Re-reading Chinua Achebe's "Things Fall Apart" reminds me of how indelicate, fool-hearted, sometimes-evil, sometimes-cruel and ignornant, and sometimes-well-meaning Westernizing the native lands of America and Africa has been. It is easy with hindsight to see all the wrong ways European Christianity was introduced to Africa and all the obvious misunderstandings that took place, but having just discussed these things in my literature class, I'd like to move on to a more local and selfish concern about the nature of progress. Please forgive the huge leap from something so serious as the destruction of a people's culture to my own musings about progress in my home.
We cannot stop progress, right? But could we agree that some things, we've gotten right and don't need to improve. For instance, clean air can't really get any better, can it? We need clean air and water, right? That's pretty simple. I really like fresh food, homemade bread, home-cooked meals. We can improve the recipes, but there's a limit to how many machines we need in the kitchen. My friends know that I don't like dishwashers. It's not because I don't like the convenience, it's that I like to have a relationship with my plates and glasses. Oh, look at you laughing. Washing dishes is meditative, too. It's also an excuse to do work with friends or family when they come over for a meal. Just like taking the lawn mower apart might be an excuse for two men to stand around in an oily garage chatting. And, I like using cloth towels to wipe up spills instead of using paper towels. I wish I had time to grow my own food. There's nothing more delicious than the freshly harvested.
I like my p.c. Don't take away the internet, but Word Perfect was Perfect a few downgrades ago. The cell phone is ok (though I wonder if we might've been better off without it). But I don't need it to double as an entertainment device, calendar, or funky transformer.
Movies are great and becoming more incredible, but you still can't beat the experience of a live performance. And, that's just it isn't it? It's about our experiences. I want to be more alive and awake, not less. Sometimes, allowing machines to do things for us takes away the hassle and the pleasure all at once. Sometimes we don't see the pleasure behind the task.
I've been driving through south Georgia witnessing rolling white fields of cotton being harvested into huge square containers. I'm sure cotton pickers are happy to find other work besides the blistering, painful work of picking cotton, but there's something about the mechanical nature of growing something that gives and gives, sending in a machine every season to strip the bushes of their cotton bols. Does a farmer have any reason to walk through his fields any more? What about to write a poem? What about to experience the wind and the smell of his cotton. Hail, to the organic farmer who is setting things right again, who understands what parts of progress to adapt and what parts nature had already figured out.

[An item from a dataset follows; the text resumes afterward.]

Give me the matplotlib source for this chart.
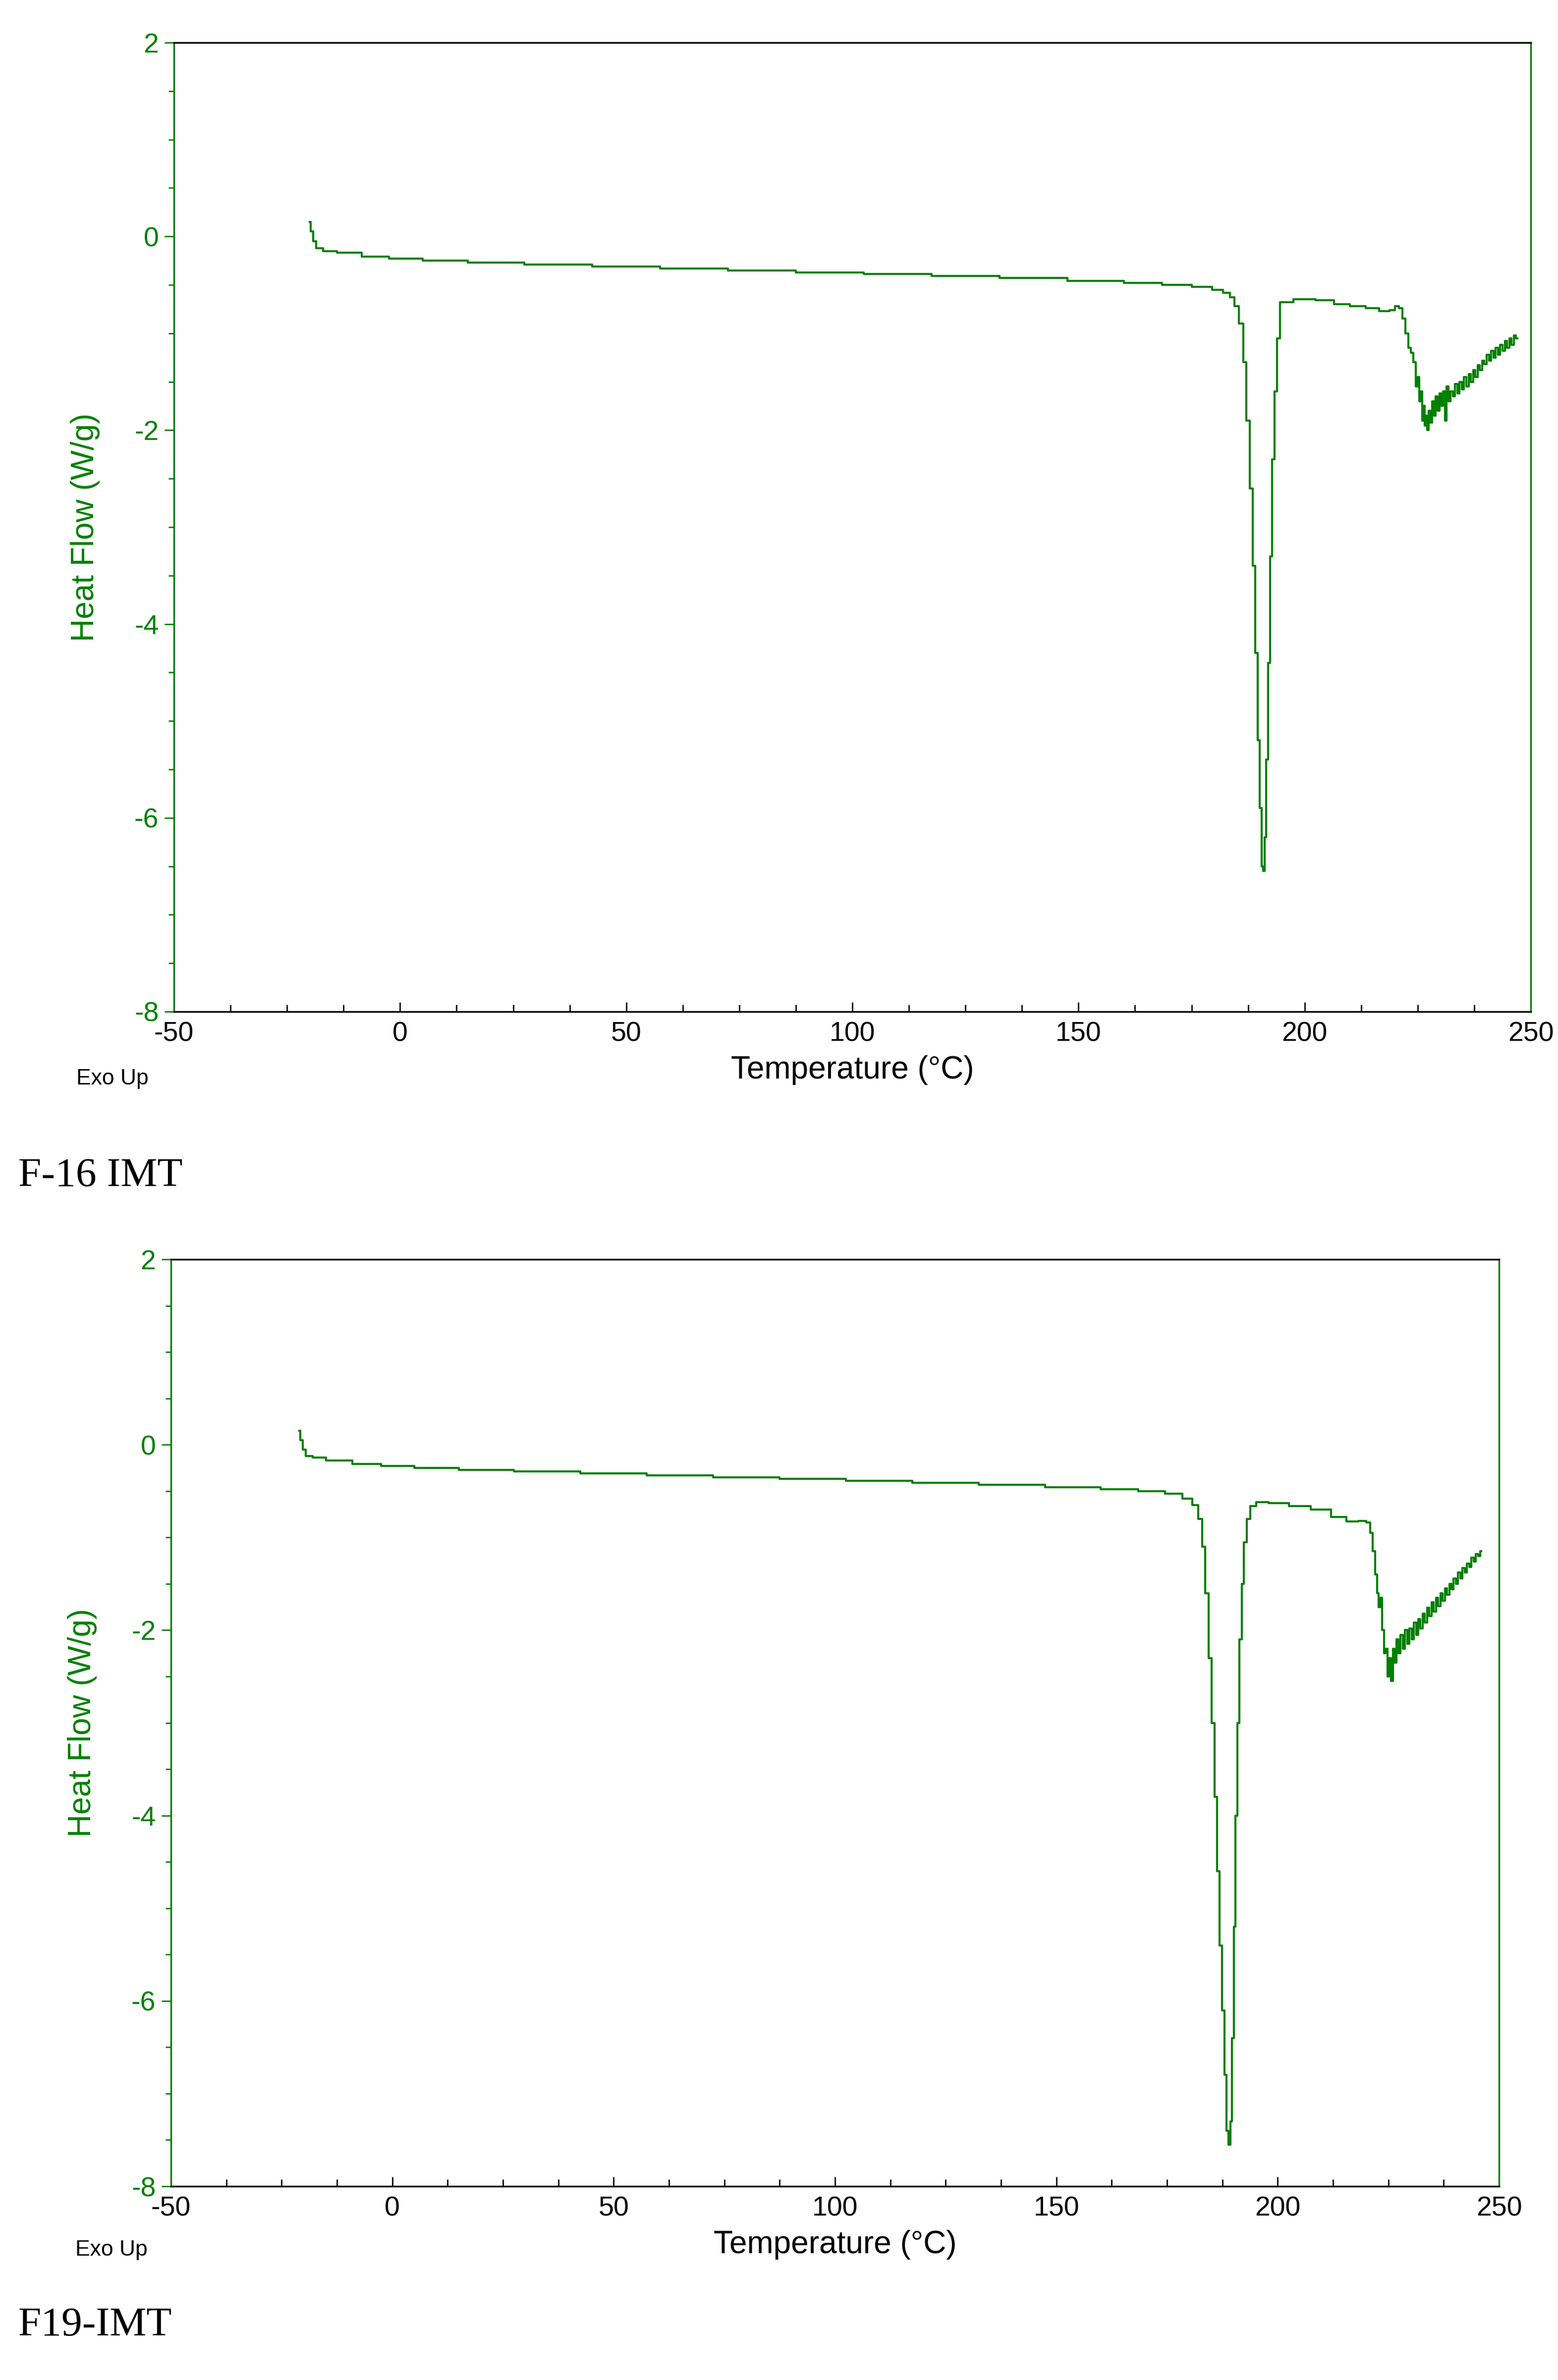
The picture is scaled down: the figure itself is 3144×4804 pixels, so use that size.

Then, there's the postal service. I love getting mail. Ok, it's nice that Fed Ex exists as well, but that's all we need. It's perfect. Please don't change anything. Except maybe let's change the transportation (planes and automobiles) from oil guzzlers to something solar or wind powered.
Achebe also reminds me of how the Europeans once had a native, pagan culture before the Romans brought Christianity to Europe and forced a new religion on a people who were living close to the earth and celebrating its seasons. Those Romans, like the European Christians, took their new religion to a people and condemned the old religion and traditional culture. It labeled the native gods as Satanic. The Romans claimed that worshipping the native gods and performing native rituals was heresy. They introduced misogyny to Western civilization, claiming that women who understood herbal remedies, midwives, were witches, and that they needed to be burned alive. They loosened an hysterical holocaust killing and torturing millions of women for practicing their traditional ways.
It is often said that victims become vicitimizers. It seems somehow that this has been true in this larger sense of cultural domination. From Rome to Europe to Africa. That makes me wonder about Rome, but I'll save that for another post.